The owner should also decide in advance when employees, key managers, the landlord, and major vendors will be informed. There is no universal answer. A business with a strong general manager may need that person involved earlier in the process. In another situation, disclosure may be delayed until after a purchase agreement is signed and franchisor approval is underway. Thoughtful planning protects the business while allowing the buyer to conduct meaningful due diligence.
Manage the Buyer, Franchisor, and Lender Process
The strongest buyer is not always the one offering the highest number at the outset. A qualified buyer must have sufficient liquidity, access to financing, a credible operating plan, and the ability to complete franchisor training and approval. If financing is involved, the lender will review financial performance, the buyer’s background, the purchase agreement, and often the franchise system itself.
The franchisor approval process should run alongside, not after, the primary deal process. A purchase agreement typically needs to account for franchisor approval, lease assignment, financing, due diligence, and any required transfer conditions. Clear deadlines and responsibilities reduce the risk that the transaction drifts while the business continues to operate under uncertainty.
Seller financing may be useful when it expands the buyer pool or improves the sale price, but it should be considered carefully. The seller is taking ongoing credit risk and may remain financially connected to the business after closing. Security, payment terms, personal guarantees, reporting rights, and default remedies need to be evaluated as part of the overall exit plan.

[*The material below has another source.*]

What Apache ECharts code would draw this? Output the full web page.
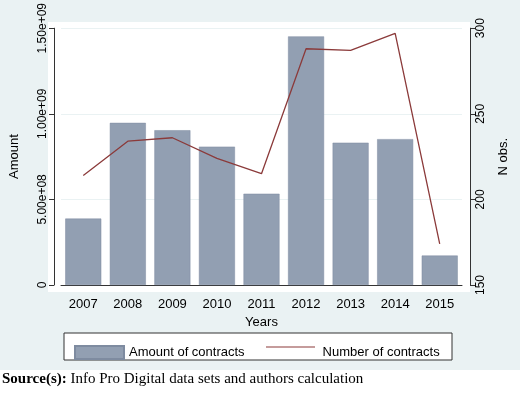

Plan the Transition Before You Accept an Offer
Many franchise buyers expect a defined period of training and support after closing. A reasonable transition can protect customer relationships, transfer institutional knowledge, and give the buyer confidence. It should be specific, however. The purchase agreement should establish the length of support, expected hours, compensation if applicable, and the seller’s authority after closing.

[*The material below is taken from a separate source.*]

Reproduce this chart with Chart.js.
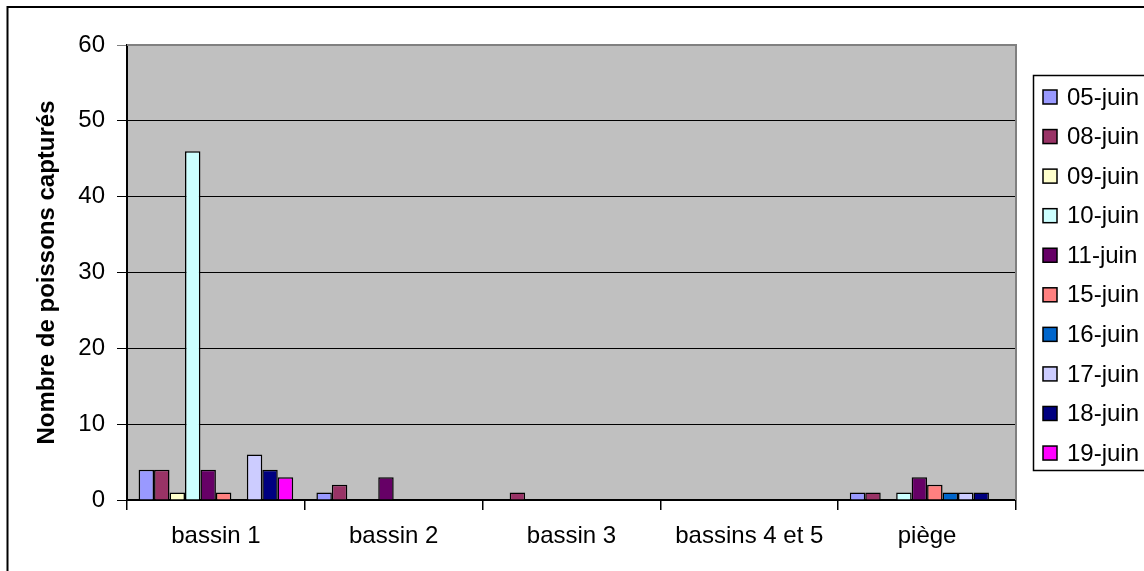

Owners should also coordinate the sale with their personal financial and estate planning. The structure of the transaction can affect taxes, retirement income, risk exposure, and family goals. Legal, tax, and financial advisors each have a role, while an experienced business sale advisor helps keep the transaction aligned with the value and terms the owner set out to achieve.
Selling a franchise is not simply a handoff of a location or territory. It is the final stage of building an asset that must stand on its own. With clear valuation, careful preparation, confidential buyer outreach, and early attention to franchisor requirements, an owner can approach the process with greater confidence and a far better chance of preserving the value they worked to create.